Although “fake news” seems to have emerged from today’s political climate, it’s hardly a new concept. Some American newspapers were printing fabricated information back in the 17th century. What’s new is how “fake news” is now used as a weapon to discredit real news with an intent to deceive. It also now has the power to gain traction via social media. As a buzzword, it has taken on such a life of its own that many of us now say it ironically as a punchline in office culture.
“Fake news [refers to] articles, videos, memes, photographs that are factually inaccurate and designed to deceive,” says Sacramento State journalism professor Molly Dugan. From a doctored photo of a shark swimming down a North Carolina highway, to slanderous political reporting, fake news can really run the bogus gamut.

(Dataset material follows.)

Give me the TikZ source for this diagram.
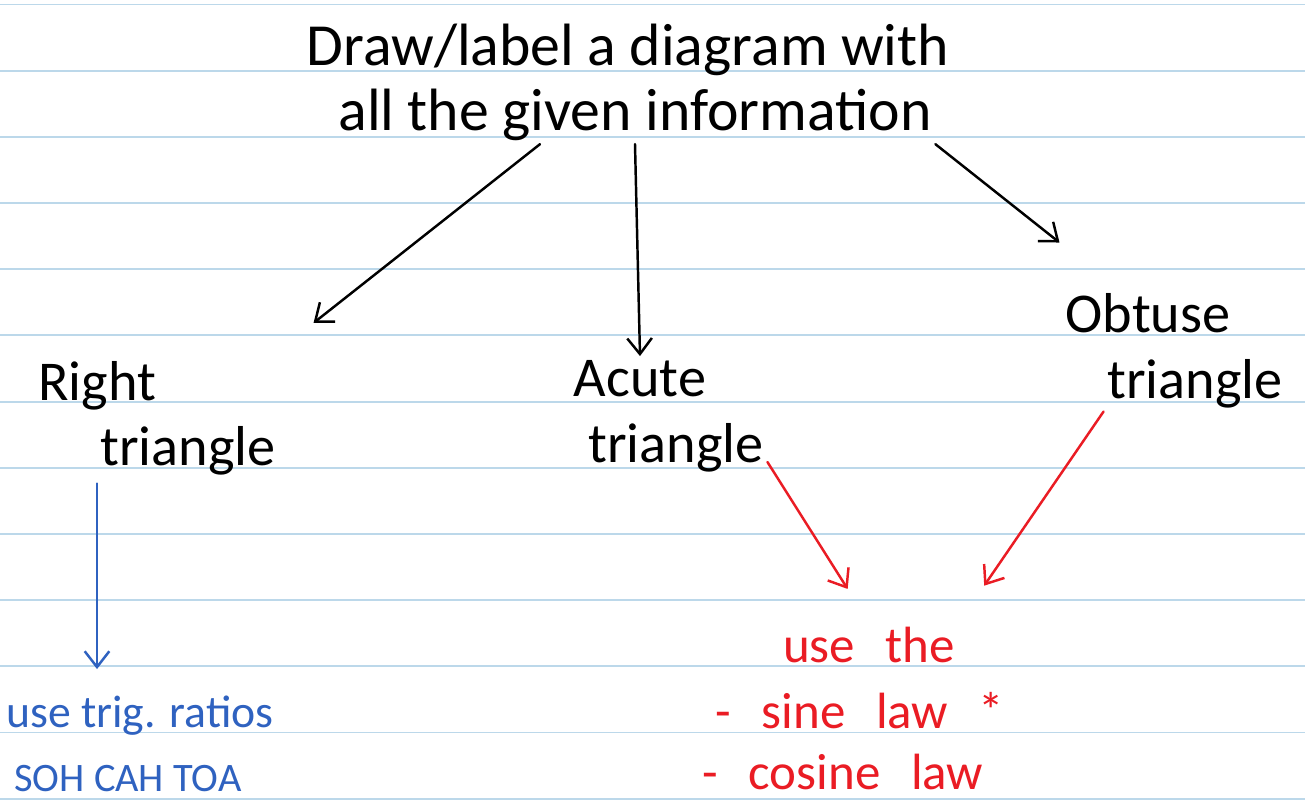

So, which journalistic concepts do not constitute fake news? Honest mistakes like misspellings or wrong dates, strong opinions or biases are all separate. Dugan says the latter tends to cause the most confusion: “Bias isn’t actually factually inaccurate; it’s only telling one part of the story, so it lacks context and can lead people to a faulty conclusion. It’s just not enough fact for us to understand the issue. Fake news is something that is factually inaccurate with the intent to deceive without any basis in any kind of fact. Intent is a big part of it.”
We’ve always had to wade through a certain amount of false information, but the difference is now it’s particularly easy to spread. Gone are the days when a small number of publications and television stations provided us the news (with trained reporters and fact-checkers working behind the scenes). Now, countless platforms exist where essentially anyone can act as publisher.
Dramatic stories grounded in falsehoods rather than truth tend to attract the most eyeballs and gain the most traction. Dugan cites an alarming 2018 study from MIT Media Lab: “It took truth six times as long to reach people than a falsehood [on Twitter]. Fake news spreads because it’s dramatic — it’s something that people will listen to.”
With phony media outlets becoming more sophisticated with their tactics, what can we do to be more discerning consumers of news and media? Dugan recommends people look at the source: “Have you heard of this source? Go to [fact-checking website], Snopes.com and check it out. If you’ve never heard of the website, Google the story and see if there are any legitimate news sources that are reporting the same thing.”
The educator challenges her own students to look at examples of fake news and real news to fine-tune their judgement and examine their own biases. In this politically polarized climate, being critical is a muscle we’re all challenged to exercise.